Why it’s our #1 watch tomorrow:
If NVDA clears the event risk positively, QTUM is positioned as one of the highest-quality breakout candidates in the market.

It has the technical structure (tight base + volume contraction + higher lows), the macro tailwind (AI + easing environment), and the thematic strength (quantum + semis).

Q&A
Got a trading question? Hit reply and ask!

Q: “What is more important, fundamentals or technicals?”

This is a question that traders and investors have debated for a century. The honest answer is that it depends on your objective, timeframe, and mandate.

But from the perspective of systematic swing momentum trading, the hierarchy is clear: technicals dictate execution, fundamentals influence probability.

Why technicals dominate execution

Price/volume are the only variables that directly determine P&L. A stock can have flawless fundamentals, but if supply is overwhelming demand in the tape, you will lose money being long.

Timing edge comes from volatility structure. A volatility contraction meaning shrinking ATR% multiples, tightening ranges, and volume dry-ups, statistically precedes expansions. This is a purely technical phenomenon, not a fundamental one.

Relative strength is predictive. When a stock consistently outperforms its group and the market, it tells you institutions are allocating risk there. That footprint shows up in the chart well before it’s obvious in financial statements (whihc are lagging as they don’t factor in thematic moves or story related events).

How fundamentals tilt probability

Earnings and revenue acceleration increase the likelihood of follow-through. O’Neil’s CANSLIM studies showed that the largest market winners of the last 100 years almost always combined technical leadership with accelerating EPS/revenue growth.

Quality raises signal-to-noise ratio. A breakout from a contraction pattern in a company with +40% EPS growth and sector leadership is far more likely to evolve into a Stage 2 trend than the same pattern in a structurally declining business.

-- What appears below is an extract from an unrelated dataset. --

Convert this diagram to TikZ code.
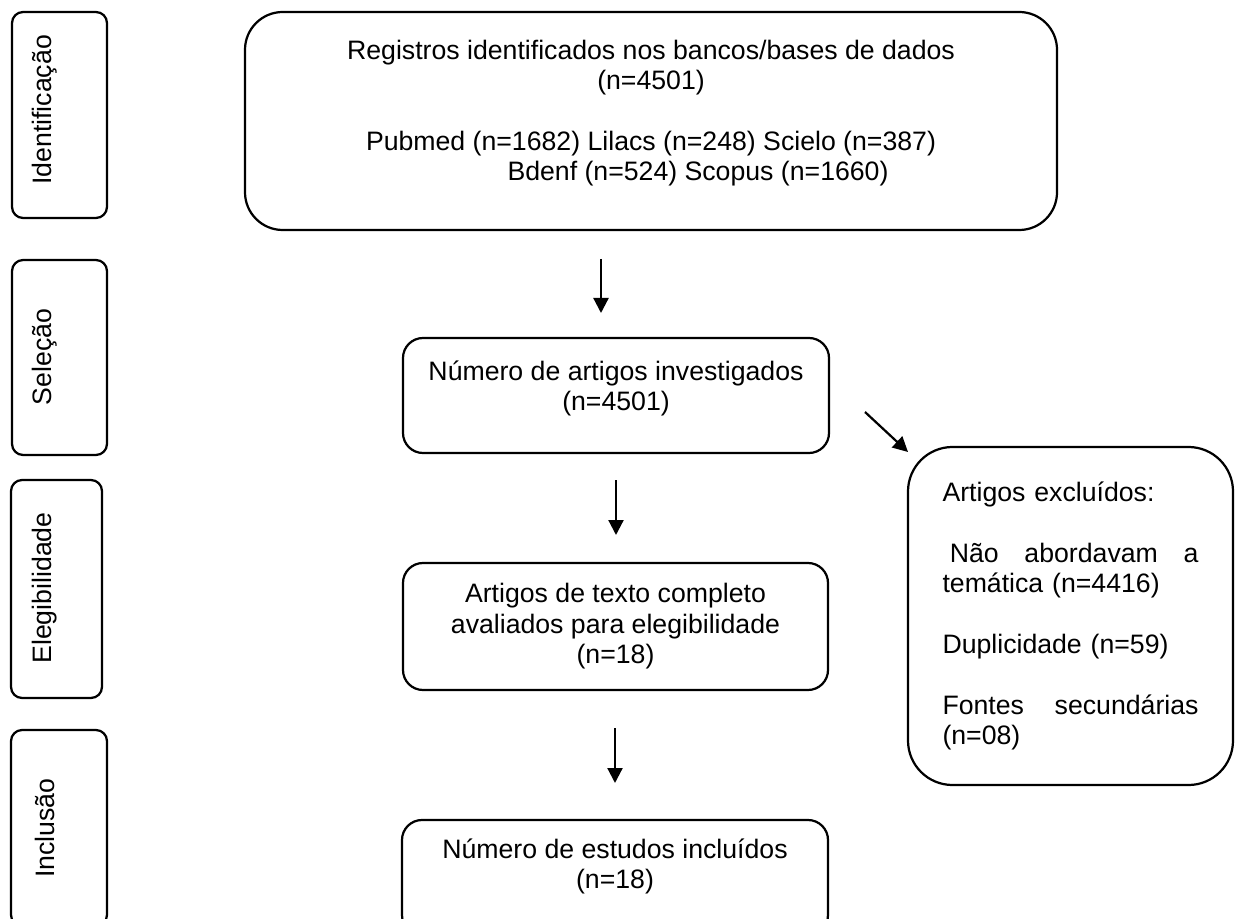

Macro alignment matters. In easing cycles, small and midcap growth stocks historically deliver outsized returns because lower borrowing costs amplify earnings leverage. Fundamentals amplify technical signals in the right regime.

The stock as a vehicle for asymmetry

At its core, a stock is just a vehicle for risk/reward asymmetry. Our objective is not to predict; it’s to consistently place bets where:

The downside is capped (tight technical risk via volatility contraction structures).

The upside is uncapped (the potential for 3–5x ATR expansion once supply is cleared).

The probability of resolution in our favor is elevated (technical leadership + fundamental alignment + macro tailwind).

This is why combining technicals and fundamentals increases expectancy. A low-quality breakout might have a 30–35% chance of continuation.

Add accelerating EPS, leading group strength, and Stage 2 confirmation, and that probability may rise into the 45–55% range.

With asymmetric R/R, that shift is the difference between a negative expectancy system and a compounding one.

Research The Greats

Our entire system stands on the work of the giants who have inspired us and we really urge everyone to do a deep dive:

  • O’Neil quantified how growth fundamentals enhance breakout durability.

  • Wyckoff taught how to map accumulation/distribution in real time.

  • Weinstein formalized stage analysis — only allocate risk in Stage 2.

  • Darvas proved simplicity (box breakouts + volume) can outperform.

  • Kullamägi (Quillamaggie) showed how a low win-rate + asymmetric R/R creates equity curve convexity.

  • Jeff Sun sharpened post-entry management and relative strength/relative volume filters for modern markets.